In his masterpiece, The Poetics of Space, French philosopher Gaston Bachelard writes:

The house shelters daydreaming, the house protects the dreamer, the house allows one to dream in peace... the house is one of the greatest powers of integration for the thoughts, memories and dreams of mankind.

David Gessner expresses similar thoughts. "Why do certain places, certain homes, excite us?" he asks in A Wild, Rank Place, his book about Cape Cod. "The tent or teepee, the tree house or cave. The hidden cottage all our own, sketched in our minds in fuzzy pastels and rich greens."

But many of these neighborhoods, in the Virginia suburbs to the South of DC feel like the opposite of the kind of personal history described by Bachelard. They're more like an appendage of the grid -- a system of transportation and commerce including highways and vast parking lots, with houses strewn about haphazardly as the careless afterthought of a money-making corporate imagination.

Science-fiction tends to think of a hypothetical apocalypse as a great leveling -- an unpredictable force that would clear space, leave a dust bowl, render the landscape unrecognizable. Apocalypse by tract-home and strip-mall construction is slower and less cataclysmic but it too leaves an amorphous landscape -- one with little notion of up or down, left or right: few landmarks and even fewer regional distinctives, a vast expanse of boxy houses and strip malls to numb our imagination and make our soul dull. In its own way, this is an obliteration of history, because the architecture and the surroundings are so non-descript, they cannot possibly be said to be suitable containers for the dreams and aspirations of human beings.

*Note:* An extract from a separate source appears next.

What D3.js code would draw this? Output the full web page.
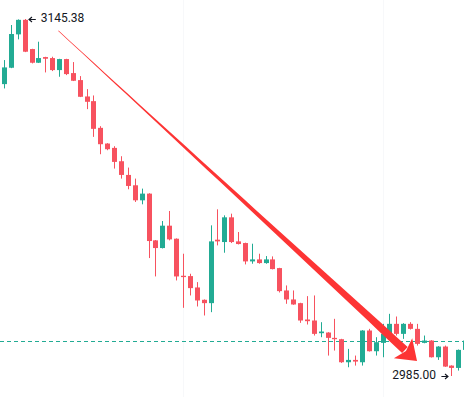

Of course, the remarkable element about human nature is that, like flowers breaking through the concrete of a parking lot, human stories can flourish almost anywhere -- in the midst of civil wars and refugee camps, and even in North-American post-industrial office parks, as Douglas Coupland demonstrated with Generation X: Tales for An Accelerated Culture. But works like Coupland's are pieces of aesthetic resistance. They are a variety of protest literature. They gather their creative burst from reservoirs of imagination stored elsewhere. What will happen when we are enveloped by office parks and soulless homes, to the point where the only artifacts of beauty are found in the museum-like preserves of a few historic city centers?

It's not the development itself that is the problem. It's the manner in which it's done. And as I drive home from mountain-biking through the landscapes of Northern Virginia, I'm reminded that we need to curate the world outside our parks with the same care and attention to beauty that we do inside them. When these elements are well integrated the results can be spectacular. The Buttermilk Trail, on the banks of the James River, in the heart of downtown Richmond is an example of this. The trail itself, carved at half-bank, is stunning. What's around the trail, and the way it has been given shape, is even more remarkable: rail-road track, an urban cemetery with carved tombstones, a suspension bridge, old mansions, quaint and modest houses. The entire experience is an aesthetic masterpiece.

Development and civilization are not the enemy. Without them we would have neither ultra-light mountain-bikes nor well-tended single-track. Thoughtless sprawl is the foe. What we do with our spaces, and how much thought and good taste we put into their build-out, will determine our quality of life for decades to come.